排序算法及其子算法

各类排序算法

插入排序(insertion sort), 选择排序(selection sort),

插入排序(insertion sort)

public class InsertSort {
    public static void insertSort(int[] a) {
        int i, j, insertNote;// 要插入的数据
        for (i = 1; i < a.length; i++) {// 从数组的第二个元素开始循环将数组中的元素插入
            insertNote = a[i];// 设置数组中的第2个元素为第一次循环要插入的数据
            j = i - 1;
            while (j >= 0 && insertNote < a[j]) {
                a[j + 1] = a[j];// 如果要插入的元素小于第j个元素,就将第j个元素向后移动
                j--;
            }
            a[j + 1] = insertNote;// 直到要插入的元素不小于第j个元素,将insertNote插入到数组中
        }
    }

    public static void main(String[] args) {
        int a[] = { 38,65,97,76,13,27,49 };
        insertSort(a);
        System.out.println(Arrays.toString(a));
    }
}

融合排序(Merge Sort)

merge two sorted array

• Time Complexity : $O(n1+n2)$ (linear time)
• Auxiliary Space : $O(n1+n2)$ (not in-place)

// Java program to merge two sorted arrays 
import java.util.*; 
import java.lang.*; 
import java.io.*; 

class MergeTwoSorted 
{ 
	// Merge arr1[0..n1-1] and arr2[0..n2-1] 
	// into arr3[0..n1+n2-1] 
	public static void mergeArrays(int[] arr1, int[] arr2, int n1, 
								int n2, int[] arr3) 
	{ 
		int i = 0, j = 0, k = 0; 
	
		// Traverse both array 
		while (i<n1 && j <n2) 
		{ 
			// Check if current element of first 
			// array is smaller than current element 
			// of second array.

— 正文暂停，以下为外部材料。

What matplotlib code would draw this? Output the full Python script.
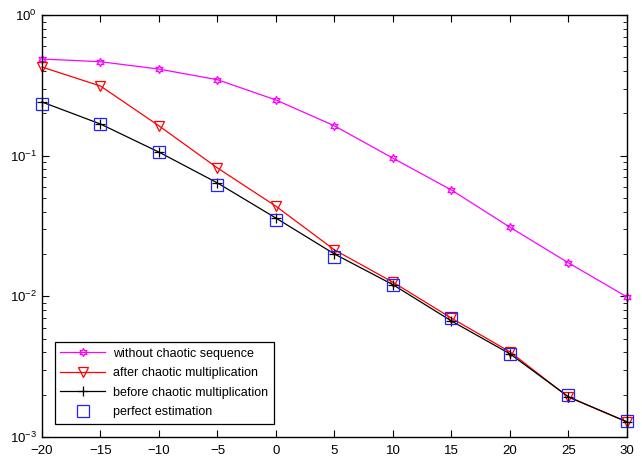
import matplotlib
matplotlib.use('Agg')
import matplotlib.pyplot as plt
from matplotlib.ticker import LogLocator, NullFormatter

plt.rcParams['font.family'] = ['Liberation Sans', 'DejaVu Sans']

# data
snr = [-20, -15, -10, -5, 0, 5, 10, 15, 20, 25, 30]
without_chaotic = [0.487, 0.466, 0.413, 0.347, 0.249, 0.163, 0.096, 0.057, 0.031, 0.0173, 0.0099]
after_chaotic = [0.427, 0.313, 0.163, 0.0818, 0.0437, 0.0214, 0.0126, 0.0070, 0.00403, 0.00192, 0.00128]
before_chaotic = [0.241, 0.168, 0.106, 0.064, 0.036, 0.020, 0.0121, 0.00668, 0.0039, 0.00193, 0.00128]
perfect = [0.233, 0.168, 0.106, 0.062, 0.035, 0.019, 0.012, 0.0070, 0.0039, 0.0020, 0.0013]

fig = plt.figure(figsize=(6.42, 4.57), dpi=100)
ax = fig.add_axes([0.0654, 0.0438, 0.9112, 0.9232])

ax.semilogy(snr, without_chaotic, color='#ff00ff', lw=0.9, marker=(6, 1, 0),
            ms=6, mfc='none', mew=0.9, label='without chaotic sequence', clip_on=False)
ax.semilogy(snr, after_chaotic, color='red', lw=0.9, marker='v',
            ms=7, mfc='none', mew=0.9, label='after chaotic multiplication', clip_on=False)
ax.semilogy(snr, before_chaotic, color='black', lw=0.9, marker='+',
            ms=7, mew=0.9, label='before chaotic multiplication', clip_on=False)
ax.semilogy(snr, perfect, color='#2222ff', ls='none', marker='s',
            ms=8, mfc='none', mew=0.9, label='perfect estimation', clip_on=False)

ax.set_xlim(-20, 30)
ax.set_ylim(1e-3, 1)
ax.set_xticks(range(-20, 31, 5))
ax.yaxis.set_minor_locator(LogLocator(base=10, subs=range(2, 10)))
ax.yaxis.set_minor_formatter(NullFormatter())
ax.tick_params(which='both', direction='in', top=True, right=True, labelsize=9.5)
ax.tick_params(which='major', length=5)
ax.tick_params(which='minor', length=3)
ax.tick_params(axis='x', pad=6)
for s in ax.spines.values():
    s.set_linewidth(1.0)

leg = ax.legend(loc='lower left', bbox_to_anchor=(0.011, 0.016), fontsize=9,
                fancybox=False, edgecolor='black', framealpha=1,
                handlelength=3.6, borderpad=0.45, labelspacing=0.6,
                handletextpad=0.6)
leg.get_frame().set_linewidth(0.9)

fig.savefig('out.png', dpi=100)
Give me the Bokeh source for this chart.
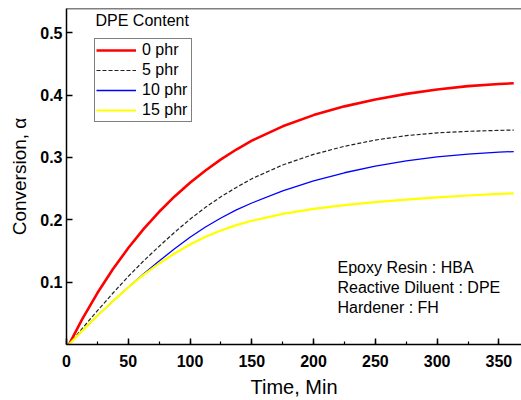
from bokeh.plotting import figure
from bokeh.models import (Range1d, SingleIntervalTicker, FixedTicker, Legend, LegendItem,
                          Label, Span)
from bokeh.embed import file_html
from bokeh.resources import INLINE

# Cure time (min) and degree of conversion for each DPE content
time_min = [2, 12.5, 25, 37.5, 50, 62.5, 75, 87.5, 100, 112.5, 125, 137.5, 150,
            175, 200, 225, 250, 275, 300, 325, 350, 362]
conv_0phr = [0, 0.040, 0.0825, 0.1206, 0.1548, 0.1854, 0.2129, 0.2375, 0.2595, 0.2792, 0.2969,
             0.3128, 0.3270, 0.350, 0.368, 0.382, 0.393, 0.402, 0.409, 0.4145, 0.418, 0.419]
conv_5phr = [0, 0.0252, 0.0542, 0.0822, 0.1092, 0.1342, 0.1575, 0.180, 0.201, 0.220, 0.237,
             0.252, 0.266, 0.288, 0.305, 0.318, 0.328, 0.335, 0.3395, 0.342, 0.3435, 0.344]
conv_10phr = [0, 0.0215, 0.046, 0.0695, 0.092, 0.1135, 0.134, 0.1535, 0.172, 0.1885, 0.203,
              0.216, 0.227, 0.2465, 0.2625, 0.2755, 0.286, 0.2945, 0.301, 0.3055, 0.3085, 0.3095]
conv_15phr = [0, 0.0215, 0.046, 0.0695, 0.0915, 0.112, 0.130, 0.146, 0.1605, 0.173, 0.183,
              0.1915, 0.1985, 0.2095, 0.2175, 0.2235, 0.2285, 0.2325, 0.236, 0.239, 0.2415, 0.2425]

series_labels = ["0 phr", "5 phr", "10 phr", "15 phr"]
y_ticks = [0.1, 0.2, 0.3, 0.4, 0.5]
notes = ["Epoxy Resin : HBA", "Reactive Diluent : DPE", "Hardener : FH"]

FONT = "Liberation Sans"
Y_TOP = 0.539

p = figure(width=521, height=400, output_backend="svg", toolbar_location=None,
           x_range=Range1d(0, 368.3), y_range=Range1d(0, Y_TOP),
           min_border_left=66, min_border_right=0, min_border_top=8, min_border_bottom=51)
p.background_fill_color = "white"
p.border_fill_color = "white"
p.outline_line_color = None
p.xgrid.visible = False
p.ygrid.visible = False

# top edge of the frame
p.add_layout(Span(location=Y_TOP, dimension="width", line_color="black", line_width=1.5))

xa = p.xaxis[0]
xa.ticker = SingleIntervalTicker(interval=50, num_minor_ticks=2)
xa.axis_label = "Time, Min"
ya = p.yaxis[0]
ya.ticker = FixedTicker(ticks=y_ticks)
ya.axis_label = "Conversion, α"

for ax in (xa, ya):
    ax.axis_line_color = "black"
    ax.axis_line_width = 1.5
    ax.major_tick_line_color = "black"
    ax.major_tick_line_width = 1.5
    ax.major_tick_in = 6
    ax.major_tick_out = 0
    ax.minor_tick_line_color = "black"
    ax.minor_tick_line_width = 1.2
    ax.minor_tick_in = 3
    ax.minor_tick_out = 0
    ax.major_label_text_font = FONT
    ax.major_label_text_font_style = "bold"
    ax.major_label_text_font_size = "16px"
    ax.major_label_text_color = "black"
    ax.axis_label_text_font = FONT
    ax.axis_label_text_font_style = "normal"
    ax.axis_label_text_font_size = "20px"
    ax.axis_label_text_color = "black"

ya.minor_tick_line_color = None
ya.major_label_standoff = 4
ya.axis_label_standoff = 7
ya.axis_label_text_font_size = "19px"
xa.major_label_standoff = 10
xa.axis_label_standoff = 6

r0 = p.line(time_min, conv_0phr, line_color="#ff0000", line_width=2.6)
r5 = p.line(time_min, conv_5phr, line_color="#222222", line_width=1.2, line_dash="4 2")
r10 = p.line(time_min, conv_10phr, line_color="#0000ff", line_width=1.3)
r15 = p.line(time_min, conv_15phr, line_color="#ffff00", line_width=2.2)

legend = Legend(items=[LegendItem(label=lab, renderers=[r]) for lab, r in
                       zip(series_labels, [r0, r5, r10, r15])],
                location=(28, 222), orientation="vertical",
                border_line_color="black", border_line_width=1.2,
                background_fill_color="white", background_fill_alpha=1.0,
                label_text_font=FONT, label_text_font_size="16px", label_text_color="black",
                glyph_width=40, glyph_height=20, label_height=20, label_width=48,
                label_standoff=6, spacing=0, padding=1, margin=0)
p.add_layout(legend)

p.add_layout(Label(x=29, y=324, x_units="screen", y_units="screen", text="DPE Content",
                   text_baseline="middle", text_font=FONT, text_font_size="16px",
                   text_color="black"))

for i, note in enumerate(notes):
    p.add_layout(Label(x=271, y=77 - 20 * i, x_units="screen", y_units="screen", text=note,
                       text_baseline="middle", text_font=FONT, text_font_size="16px",
                       text_color="black"))

open("out.html", "w").write(file_html(p, INLINE))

If yes, store first 
			// array element and increment first array 
			// index. Otherwise do same with second array 
			if (arr1[i] <= arr2[j])  //这里<=可以保证用于merge sort的时候是stable的,原来顺序不变
				arr3[k++] = arr1[i++]; 
			else
				arr3[k++] = arr2[j++]; 
		} 
	
		// Store remaining elements of first array 
		while (i < n1) 
			arr3[k++] = arr1[i++]; 
	
		// Store remaining elements of second array 
		while (j < n2) 
			arr3[k++] = arr2[j++]; 
	} 
	
	public static void main (String[] args) 
	{ 
		int[] arr1 = {1, 3, 5, 7}; 
		int n1 = arr1.length; 
	
		int[] arr2 = {2, 4, 6, 8}; 
		int n2 = arr2.length; 
	
		int[] arr3 = new int[n1+n2]; 
		
		mergeArrays(arr1, arr2, n1, n2, arr3); 
	
		System.out.println("Array after merging"); 
		for (int i=0; i < n1+n2; i++) 
			System.out.print(arr3[i] + " "); 
	} 
} 

两个数组的交集Intersection of two array(leetcode)

LeetCode 原链接

• Use two hash sets, Time complexity: $O(n)$

public class Solution {
    public int[] intersection(int[] nums1, int[] nums2) {
        Set<Integer> set = new HashSet<>();
        Set<Integer> intersect = new HashSet<>();
        for (int i = 0; i < nums1.length; i++) {
            set.add(nums1[i]);
        }
        for (int i = 0; i < nums2.length; i++) {
            if (set.contains(nums2[i])) {
                intersect.add(nums2[i]);
            }
        }
        int[] result = new int[intersect.size()];
        int i = 0;
        for (Integer num : intersect) {
            result[i++] = num;
        }
        return result;
    }
}

• Sort both arrays, use two pointers, Time complexity: $O(nlogn)$
  这个$O(nlogn)$是因为排序算法导致的. 如果单考虑intersection的部分,应该是$O(m+n)$

public class Solution {
    public int[] intersection(int[] nums1, int[] nums2) {
        Set<Integer> set = new HashSet<>();
        Arrays.sort(nums1);
        Arrays.sort(nums2);
        int i = 0;
        int j = 0;
        while (i < nums1.length && j < nums2.length) {
            if (nums1[i] < nums2[j]) {
                i++;
            } else if (nums1[i] > nums2[j]) {
                j++;
            } else {
                set.add(nums1[i]);
                i++;
                j++;
            }
        }
        int[] result = new int[set.size()];
        int k = 0;
        for (Integer num : set) {
            result[k++] = num;
        }
        return result;
    }
}

• Binary search, Time complexity: $O(nlogn)$

public class Solution {
    public int[] intersection(int[] nums1, int[] nums2) {
        Set<Integer> set = new HashSet<>();
        Arrays.sort(nums2);
        for (Integer num : nums1) {
            if (binarySearch(nums2, num)) {
                set.add(num);
            }
        }
        int i = 0;
        int[] result = new int[set.size()];
        for (Integer num : set) {
            result[i++] = num;
        }
        return result;
    }
    
    public boolean binarySearch(int[] nums, int target) {
        int low = 0;
        int high = nums.length - 1;
        while (low <= high) {
            int mid = low + (high - low) / 2;
            if (nums[mid] == target) {
                return true;
            }
            if (nums[mid] > target) {
                high = mid - 1;
            } else {
                low = mid + 1;
            }
        }
        return false;
    }
}